Monday, 30 March 2009

Cask Watch


The containers we use to get our beer to the pub, and from which the beer is sold are called 'casks'. They're made of stainless steel and cost a significant amount. We need a surprisingly large number of them, typically around 7 to 8 times the number of casks we sell in a week; we need a week's stock for filling, two week's stock for maturing, two week's worth in the pub and a week to get them back. Add in a week or two for flexibility and there you go, hundreds of casks, many thousands of pounds of capital.

Being stainless steel they have a variable scrap value depending on the demand so we must be vigilant keeping tabs on them. Notice the colour banding? Each brewery in the country retains their own 'population' and has them colour coded for ease of recognition. They're all individually numbered - pressed into the steel permanently. The owners name is similarly embossed round the rim, or chime. And they're bar coded and scanned where ever they go.

We still bloody lose some though so if you come across a BBQ with 3 yellow bands, do give us a shout - it's worth a beer or two!

Friday, 27 March 2009

India


I told you all about the Pale India Ales last year when we released 'No Tomorrow', well I was wrong and Tomorrow has arrived. This year's offering is "India", an 8.3% pale ale brewed with all East Kent Goldings from the 2008 crop at Brooke Farm. First run out was a cask at the Dover Winter Beer Festival back in February and it was pretty good. Next is the Planet Thanet Easter Beer Festival and the Chambers Beer Festival, both on the weekend of the 10th April.

In the meantime there is a store of bottled India and it's ready and on-sale. For a paltry £2.50 you get 330ml of smack-in-the-face Kentish hops - there's no fuss and bother about this one, it's bitter, bitter, hoppy and bitter.
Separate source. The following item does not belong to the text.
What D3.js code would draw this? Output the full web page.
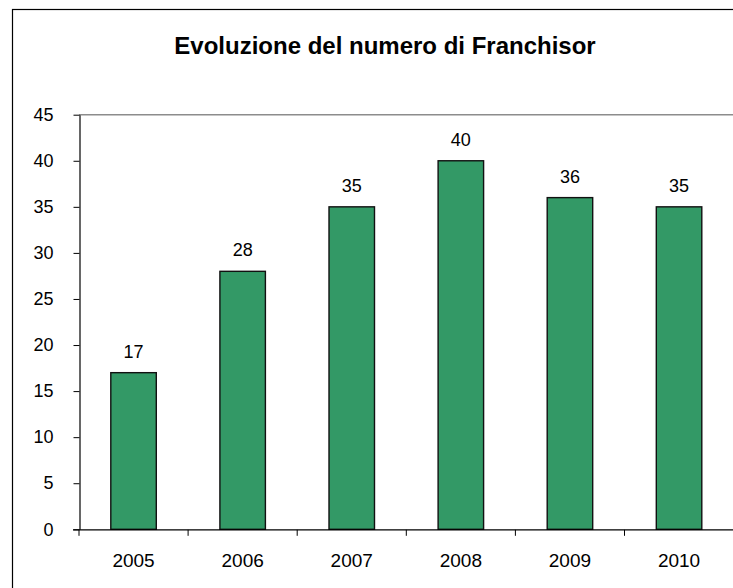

And it kicks like a mole, to paraphrase Count Arthur.

It does drink extremely well.

Satyameva Jayate.

Monday, 23 March 2009

The bi-monthly series drags on.


Dragon's Blood
Extra Special Bitter

I can't remember what I wrote last year about this brew but I'm not about to reread it - onwards and upwards and don't look down and all that.

Anyway, Extra Special Bitter (ESB) is just what it says on the er, cask. Much more malt, many more hops and far more attention to maturation than go into a regular bitter. That's the 'extra special' bit.

The resulting brew is a heady one, rich of colour and flavour and stout of bitter, spicy, hoppiness.

And although it is a St George's Day bevvie, it's availability stretches all the way from March 1st through to the end of April.

Treat yourself and raise a glass to England and decent beer.

Wednesday, 18 March 2009

Geraldine was a brewster

- the first I'd ever met, I think. And although we'd known each other for a few years it wasn't until late one night in the kitchen, over a glass or two of Orval (or some such) that I began to get the tiniest insight into her genius - not for her the stainless, real scientific solidity of fermentation vessels; more like tall old friends rallying forth in a mutual quest to create ale; casks weren't simply 9 gallons of contained, sterile space in which to store fresh beer, they were alive and chuckling away, needing and loving her deft attention. Every department of her small brewery was alive with spirit and character and her role within this arena was one of a caring conductor, atune to the tune and very much maternal in approach. A unique brewhouse perspective and I never forgot it.

Anyway, Geraldine's path continued, as it ought, and now encompasses motherhood, marriage and musical composition. This piece is called 'Gadds of Ramsgate'.



Gerldine has a web site with a rather funky background. Sadly, it makes no reference to her first career.